Gay parents
Gay parents attend Easter event at the White House while protesters carry plaques saying they are living in sin (Reuters)

Gay couples are more heavily criticised than their straight counterparts over parenting.

Researchers at the Binghamton University in New York found that people are prejudiced against same-sex parents.

The team looked at people's reactions to the parenting behaviours of gay and straight couples and found a pattern of negative reactions towards same-sex participants, despite them engaging in exactly the same parenting behaviours as the straight couples.

Sean Massey, one of the study authors, said: "We noted that when parents displayed favourable parenting behaviours like comforting an upset child, gay and straight parents were judged in a similar, positive manner.

"However, if parents got frustrated - raised their voice or slapped their child on the hand, the gay parents were judged more negatively than the straight parents."

The researchers believe gay parents are held to a different standard to straight parents, and that this has wider implications when it comes to same-sex couples adopting or fostering children.

At present, there is a shortage of people adopting and fostering children and the gay community is a huge resource that should be used to help these children, the researchers say.

However, the study indicates that gay parents are being placed at a disadvantage because of prejudicial attitudes held towards them.

"We feel that it is very important for social workers and adoption counsellors to be made aware of the effects of modern anti-gay prejudices and they need to educate themselves and develop policies that help protect against these potential biases," said Massey.

Lesbian couple
Researchers say study shows prejudices against same-sex parents (Reuters)

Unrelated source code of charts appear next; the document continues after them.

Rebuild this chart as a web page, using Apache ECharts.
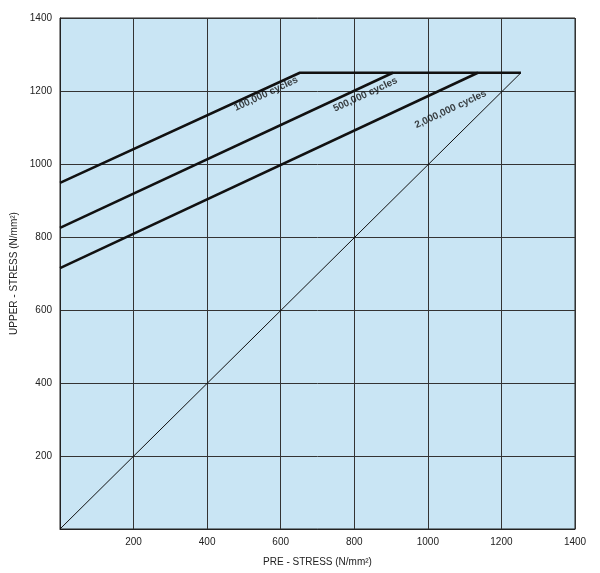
<!DOCTYPE html>
<html>
<head>
<meta charset="utf-8">
<script src="https://cdn.jsdelivr.net/npm/echarts@6/dist/echarts.min.js"></script>
<style>html,body{margin:0;background:#fff}#c{width:600px;height:573px}</style>
</head>
<body>
<div id="c"></div>
<script>
// cycle curves: [pre-stress, upper-stress]
var line100k = [[0, 948], [652, 1250], [1253, 1250]];
var line500k = [[0, 825], [905, 1250]];
var line2m = [[0, 715], [1136, 1250]];
var diagonal = [[0, 0], [1253, 1250]];
var labels = [
    { value: [560, 1192], name: '100,000 cycles' },
    { value: [830, 1190], name: '500,000 cycles' },
    { value: [1062, 1150], name: '2,000,000 cycles' }
];

var chart = echarts.init(document.getElementById('c'));

function lineSeries(data, width) {
    return {
        type: 'line',
        data: data,
        symbol: 'none',
        silent: true,
        lineStyle: { color: '#111', width: width }
    };
}

var option = {
    animation: false,
    grid: { left: 60, right: 25, top: 18, bottom: 44, backgroundColor: '#c9e5f4', show: true, borderColor: '#222', borderWidth: 1 },
    xAxis: {
        type: 'value', min: 0, max: 1400, interval: 200,
        name: 'PRE - STRESS (N/mm²)', nameLocation: 'middle', nameGap: 28,
        nameTextStyle: { fontSize: 10, color: '#222', fontFamily: 'Liberation Sans' },
        axisLine: { lineStyle: { color: '#222' } },
        axisTick: { show: false },
        axisLabel: { fontSize: 10, color: '#222', fontFamily: 'Liberation Sans',
            formatter: function(v) { return v === 0 ? '' : v; } },
        splitLine: { lineStyle: { color: '#333', width: 1 } }
    },
    yAxis: {
        type: 'value', min: 0, max: 1400, interval: 200,
        name: 'UPPER - STRESS (N/mm²)', nameLocation: 'middle', nameGap: 40,
        nameTextStyle: { fontSize: 10, color: '#222', fontFamily: 'Liberation Sans' },
        axisLine: { lineStyle: { color: '#222' } },
        axisTick: { show: false },
        axisLabel: { fontSize: 10, color: '#222', fontFamily: 'Liberation Sans',
            formatter: function(v) { return v === 0 ? '' : v; } },
        splitLine: { lineStyle: { color: '#333', width: 1 } }
    },
    series: [
        lineSeries(line100k, 2.5),
        lineSeries(line500k, 2.5),
        lineSeries(line2m, 2.5),
        lineSeries(diagonal, 1),
        {
            type: 'scatter',
            data: labels,
            symbolSize: 0,
            silent: true,
            label: {
                show: true, position: 'inside', rotate: 25,
                formatter: '{b}', fontSize: 10, fontWeight: 'bold',
                color: '#111', fontFamily: 'Liberation Sans'
            }
        }
    ]
};

chart.setOption(option);
</script>
</body>
</html>
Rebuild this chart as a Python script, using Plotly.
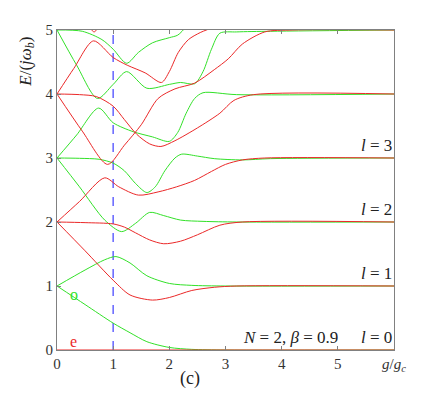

"Raising awareness of these attitudes is a critical step in being able to utilise a potentially valuable pool of prospective adoptive and foster parents, but it is also vital to improving the day to day lives of our families and our children."

"Prejudicial judgments, however subtle, that serve to limit access of these families to potential support and resources, ultimately harm today's youths."

The US Supreme Court is today hearing arguments about the law surrounding gay marriage.

A recent Washington Post/ABC News poll found that 58 percent of Americans favour the right to government-sanctioned marriage for gays and lesbians, with 36 percent opposed.

Lawyers representing a gay couple from California will try to convince the court to quash the state approved ban on same-sex marriage and allow same-sex couples to marry nationwide.

Jennifer Levi, professor of law at Western New England University, said: "People have seen there has been no negative impact (from gay marriage). It's only the exclusion from marriage that has a negative impact."

However, despite widespread support, many people are still opposed to allowing gay couples to marry.

Brian Brown, who is one of the nation's leading opponents to same sex marriage, said: "We remain confident that the US Supreme Court will uphold the ability of states and the federal government to define marriage as the union of a man and a woman, a definition that has served our nation well for hundreds of years."